Join pieces together with waterproof glue especially formulated for wood and outdoor use. Make sure the two angle parts are flush and then clamp them down before screwing together.
“I repeated these steps to make up a second, making sure it mirrors the first one and not identical,” says Wilkerson.
Chop the boards to length. Then, using a table saw, cut into strips. Next, round over all the edges for a softer look and feel.
“I loaded all my slats up on my mobile workbench and wheeled them to my router table where I used a 1/2” infinity round over bit on both of the long edges.”
Use a small dab of glue on the underside of each slat at both connection points. Then screw each slat in place with stainless steel screws.
“I started with the very back most slat on the base, then jumped to the very front and worked my way back from there,” she says adding, “I cut a spacer to make lining these up go quick.”
Set seat aside and begin ripping boards to width at a table saw, then use a miter to cut the end angles and also the lengths of the boards. Note: the joinery on this rocking chair is half laps.
“What I did was use two boards, cut to different lengths then glued them together to create the half lap,” says Wilkerson. “Whereas if I was using thicker cuts of cedar, then I would have carved away half of it to create this joint.”
This part holds a lot of weight so when you are tracing this, tilt the template as much as you can to get as much straight grain running the length of the rocker. Make sure bottom curve not any hitches in it and before fastening to legs, clamp all pieces together, set it on the floor and test its rocking capabilities.

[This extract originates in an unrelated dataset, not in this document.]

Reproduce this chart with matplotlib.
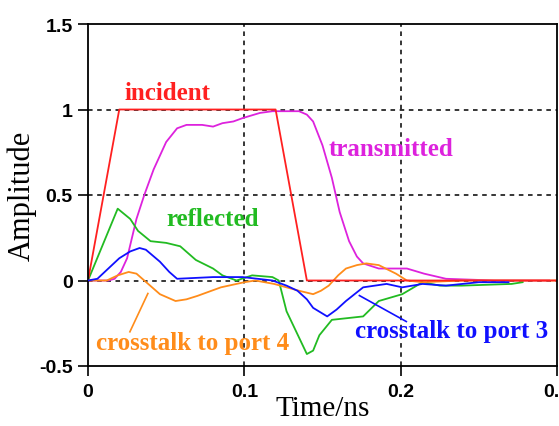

NOTE: For this part Wilkerson actually sat in the chair. Real Cedar DOES NOT recommend sitting in the chair during this testing phase.
Whether you follow April Wilkerson’s exact template or customize the rocking chair to your liking, one thing you’ll notice is Western Red Cedar is a pleasure to work with – it lays straight, holds true and the tools love it.
“For this part, I laid down wood glue, then attached the short legs to the long legs, making sure everything was lined up flush,” says Wilkerson.
For outdoor cedar projects, double hot-dipped galvanized screws can be used, however, stainless steel screws are recommended.
“I originally thought to do some blind dowels to pin arms to the legs, but since the screws are exposed on the seat, I figured these would blend in as well,” she says.” Of course, countersinking here as well to seat them under the surface, giving it a nice smooth feel. Then on the back, I punched a hole through and attached it using a carriage bolt.”
Western Red Cedar is pitch and resin free, so it accepts and holds a wide range of finishes beautifully. For the lowest maintenance option, you can let your chair weather naturally.
“I think raw Western Red Cedar is gorgeous so I’m going to apply a clear coat to keep its beautiful colouring,” says Wilkerson. “If you don’t know, Western Red Cedar is naturally rot resistant so if you plan to place your chair in the elements, then it’s a good choice of material.”
April Wilkerson’s classic cedar chair has timeless appeal – perfect for sipping lemonade on your porch, or if you’re expanding your family, it’s also a really sweet addition to any nursery. To build one yourself, find a Real Cedar retailer near you. For Wilkerson, it’s gonna be another place to chill with her animals.
“Ahhh, I can’t tell you how much I love it,” she says. “I’m so happy with it.”